***** Data provided

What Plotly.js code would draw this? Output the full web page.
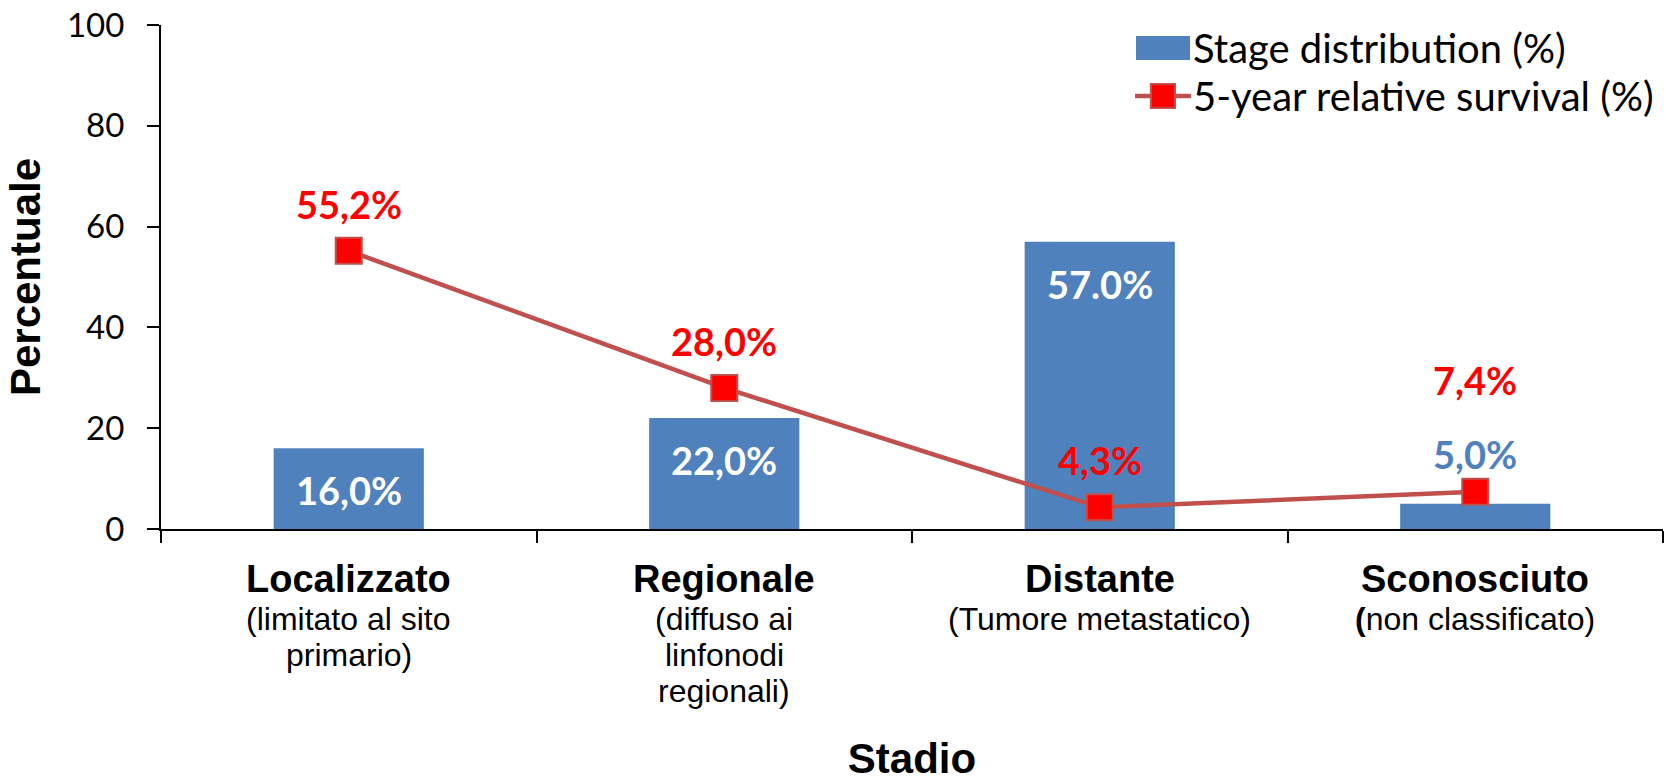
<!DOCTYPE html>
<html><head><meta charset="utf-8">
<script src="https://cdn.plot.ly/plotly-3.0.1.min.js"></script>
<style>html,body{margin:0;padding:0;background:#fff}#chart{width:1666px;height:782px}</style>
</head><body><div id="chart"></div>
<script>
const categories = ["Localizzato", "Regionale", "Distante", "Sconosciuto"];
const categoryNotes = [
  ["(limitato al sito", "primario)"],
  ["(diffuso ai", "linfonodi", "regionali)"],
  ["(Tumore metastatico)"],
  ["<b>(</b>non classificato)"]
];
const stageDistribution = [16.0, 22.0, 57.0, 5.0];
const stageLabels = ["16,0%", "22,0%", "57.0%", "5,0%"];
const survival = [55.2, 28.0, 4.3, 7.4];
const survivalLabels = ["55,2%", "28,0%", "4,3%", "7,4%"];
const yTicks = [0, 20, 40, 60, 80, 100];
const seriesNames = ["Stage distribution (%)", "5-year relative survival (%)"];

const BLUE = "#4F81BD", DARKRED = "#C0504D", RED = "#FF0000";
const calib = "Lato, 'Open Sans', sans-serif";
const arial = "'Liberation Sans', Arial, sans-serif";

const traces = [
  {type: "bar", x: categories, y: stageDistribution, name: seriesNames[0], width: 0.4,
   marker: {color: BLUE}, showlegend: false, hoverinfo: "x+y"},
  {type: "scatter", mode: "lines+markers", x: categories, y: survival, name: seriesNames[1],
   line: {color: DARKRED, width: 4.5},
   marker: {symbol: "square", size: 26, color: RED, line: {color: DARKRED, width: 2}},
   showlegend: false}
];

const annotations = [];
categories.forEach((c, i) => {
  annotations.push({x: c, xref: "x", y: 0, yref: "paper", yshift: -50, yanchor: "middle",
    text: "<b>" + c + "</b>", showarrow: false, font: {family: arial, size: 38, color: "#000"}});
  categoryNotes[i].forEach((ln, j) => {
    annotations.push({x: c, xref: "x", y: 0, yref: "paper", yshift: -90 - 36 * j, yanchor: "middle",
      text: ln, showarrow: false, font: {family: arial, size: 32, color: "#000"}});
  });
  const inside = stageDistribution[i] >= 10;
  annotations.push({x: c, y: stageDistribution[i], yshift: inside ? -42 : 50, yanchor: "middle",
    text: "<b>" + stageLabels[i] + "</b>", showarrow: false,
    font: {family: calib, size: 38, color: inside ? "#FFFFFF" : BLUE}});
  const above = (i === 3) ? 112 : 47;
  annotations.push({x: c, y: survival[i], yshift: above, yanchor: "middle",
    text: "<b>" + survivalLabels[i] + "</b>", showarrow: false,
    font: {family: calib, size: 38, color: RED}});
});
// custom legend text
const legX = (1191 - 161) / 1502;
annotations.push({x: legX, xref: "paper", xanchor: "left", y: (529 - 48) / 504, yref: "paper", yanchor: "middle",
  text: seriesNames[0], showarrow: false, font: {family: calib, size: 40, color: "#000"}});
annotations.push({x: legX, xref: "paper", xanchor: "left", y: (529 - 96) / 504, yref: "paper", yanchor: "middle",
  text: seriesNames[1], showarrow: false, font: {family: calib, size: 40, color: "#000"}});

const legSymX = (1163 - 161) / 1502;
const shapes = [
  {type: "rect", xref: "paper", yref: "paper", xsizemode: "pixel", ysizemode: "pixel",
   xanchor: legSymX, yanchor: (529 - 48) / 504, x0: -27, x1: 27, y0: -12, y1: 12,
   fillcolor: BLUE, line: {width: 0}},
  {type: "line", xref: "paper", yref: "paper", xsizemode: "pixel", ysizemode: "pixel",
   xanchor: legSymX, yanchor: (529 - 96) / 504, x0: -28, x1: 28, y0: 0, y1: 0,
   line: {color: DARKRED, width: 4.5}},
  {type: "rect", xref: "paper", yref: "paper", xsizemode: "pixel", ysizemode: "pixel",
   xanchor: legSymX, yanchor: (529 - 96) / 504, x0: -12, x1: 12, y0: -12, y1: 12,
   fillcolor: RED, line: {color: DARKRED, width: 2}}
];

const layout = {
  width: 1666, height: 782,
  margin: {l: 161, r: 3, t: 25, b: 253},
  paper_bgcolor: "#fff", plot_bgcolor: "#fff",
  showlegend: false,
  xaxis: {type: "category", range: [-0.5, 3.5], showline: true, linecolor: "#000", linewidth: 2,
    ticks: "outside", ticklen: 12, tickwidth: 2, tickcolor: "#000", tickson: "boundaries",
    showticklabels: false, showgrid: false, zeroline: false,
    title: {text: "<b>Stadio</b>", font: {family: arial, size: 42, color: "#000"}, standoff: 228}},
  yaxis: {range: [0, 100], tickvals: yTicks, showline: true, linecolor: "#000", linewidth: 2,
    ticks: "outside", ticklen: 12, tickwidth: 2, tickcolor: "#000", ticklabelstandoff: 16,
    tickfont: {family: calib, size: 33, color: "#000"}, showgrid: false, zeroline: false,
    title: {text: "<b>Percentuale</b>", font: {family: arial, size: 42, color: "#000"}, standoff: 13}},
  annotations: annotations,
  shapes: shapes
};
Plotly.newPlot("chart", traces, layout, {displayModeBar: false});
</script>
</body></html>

**********

Copy each line in full and exactly, omitting any picture.

▸ Answer to the exercise:
What Plotly.js code would draw this? Output the full web page.
<!DOCTYPE html>
<html><head><meta charset="utf-8">
<script src="https://cdn.plot.ly/plotly-3.0.1.min.js"></script>
<style>html,body{margin:0;padding:0;background:#fff}#chart{width:1666px;height:782px}</style>
</head><body><div id="chart"></div>
<script>
const categories = ["Localizzato", "Regionale", "Distante", "Sconosciuto"];
const categoryNotes = [
  ["(limitato al sito", "primario)"],
  ["(diffuso ai", "linfonodi", "regionali)"],
  ["(Tumore metastatico)"],
  ["<b>(</b>non classificato)"]
];
const stageDistribution = [16.0, 22.0, 57.0, 5.0];
const stageLabels = ["16,0%", "22,0%", "57.0%", "5,0%"];
const survival = [55.2, 28.0, 4.3, 7.4];
const survivalLabels = ["55,2%", "28,0%", "4,3%", "7,4%"];
const yTicks = [0, 20, 40, 60, 80, 100];
const seriesNames = ["Stage distribution (%)", "5-year relative survival (%)"];

const BLUE = "#4F81BD", DARKRED = "#C0504D", RED = "#FF0000";
const calib = "Lato, 'Open Sans', sans-serif";
const arial = "'Liberation Sans', Arial, sans-serif";

const traces = [
  {type: "bar", x: categories, y: stageDistribution, name: seriesNames[0], width: 0.4,
   marker: {color: BLUE}, showlegend: false, hoverinfo: "x+y"},
  {type: "scatter", mode: "lines+markers", x: categories, y: survival, name: seriesNames[1],
   line: {color: DARKRED, width: 4.5},
   marker: {symbol: "square", size: 26, color: RED, line: {color: DARKRED, width: 2}},
   showlegend: false}
];

const annotations = [];
categories.forEach((c, i) => {
  annotations.push({x: c, xref: "x", y: 0, yref: "paper", yshift: -50, yanchor: "middle",
    text: "<b>" + c + "</b>", showarrow: false, font: {family: arial, size: 38, color: "#000"}});
  categoryNotes[i].forEach((ln, j) => {
    annotations.push({x: c, xref: "x", y: 0, yref: "paper", yshift: -90 - 36 * j, yanchor: "middle",
      text: ln, showarrow: false, font: {family: arial, size: 32, color: "#000"}});
  });
  const inside = stageDistribution[i] >= 10;
  annotations.push({x: c, y: stageDistribution[i], yshift: inside ? -42 : 50, yanchor: "middle",
    text: "<b>" + stageLabels[i] + "</b>", showarrow: false,
    font: {family: calib, size: 38, color: inside ? "#FFFFFF" : BLUE}});
  const above = (i === 3) ? 112 : 47;
  annotations.push({x: c, y: survival[i], yshift: above, yanchor: "middle",
    text: "<b>" + survivalLabels[i] + "</b>", showarrow: false,
    font: {family: calib, size: 38, color: RED}});
});
// custom legend text
const legX = (1191 - 161) / 1502;
annotations.push({x: legX, xref: "paper", xanchor: "left", y: (529 - 48) / 504, yref: "paper", yanchor: "middle",
  text: seriesNames[0], showarrow: false, font: {family: calib, size: 40, color: "#000"}});
annotations.push({x: legX, xref: "paper", xanchor: "left", y: (529 - 96) / 504, yref: "paper", yanchor: "middle",
  text: seriesNames[1], showarrow: false, font: {family: calib, size: 40, color: "#000"}});

const legSymX = (1163 - 161) / 1502;
const shapes = [
  {type: "rect", xref: "paper", yref: "paper", xsizemode: "pixel", ysizemode: "pixel",
   xanchor: legSymX, yanchor: (529 - 48) / 504, x0: -27, x1: 27, y0: -12, y1: 12,
   fillcolor: BLUE, line: {width: 0}},
  {type: "line", xref: "paper", yref: "paper", xsizemode: "pixel", ysizemode: "pixel",
   xanchor: legSymX, yanchor: (529 - 96) / 504, x0: -28, x1: 28, y0: 0, y1: 0,
   line: {color: DARKRED, width: 4.5}},
  {type: "rect", xref: "paper", yref: "paper", xsizemode: "pixel", ysizemode: "pixel",
   xanchor: legSymX, yanchor: (529 - 96) / 504, x0: -12, x1: 12, y0: -12, y1: 12,
   fillcolor: RED, line: {color: DARKRED, width: 2}}
];

const layout = {
  width: 1666, height: 782,
  margin: {l: 161, r: 3, t: 25, b: 253},
  paper_bgcolor: "#fff", plot_bgcolor: "#fff",
  showlegend: false,
  xaxis: {type: "category", range: [-0.5, 3.5], showline: true, linecolor: "#000", linewidth: 2,
    ticks: "outside", ticklen: 12, tickwidth: 2, tickcolor: "#000", tickson: "boundaries",
    showticklabels: false, showgrid: false, zeroline: false,
    title: {text: "<b>Stadio</b>", font: {family: arial, size: 42, color: "#000"}, standoff: 228}},
  yaxis: {range: [0, 100], tickvals: yTicks, showline: true, linecolor: "#000", linewidth: 2,
    ticks: "outside", ticklen: 12, tickwidth: 2, tickcolor: "#000", ticklabelstandoff: 16,
    tickfont: {family: calib, size: 33, color: "#000"}, showgrid: false, zeroline: false,
    title: {text: "<b>Percentuale</b>", font: {family: arial, size: 42, color: "#000"}, standoff: 13}},
  annotations: annotations,
  shapes: shapes
};
Plotly.newPlot("chart", traces, layout, {displayModeBar: false});
</script>
</body></html>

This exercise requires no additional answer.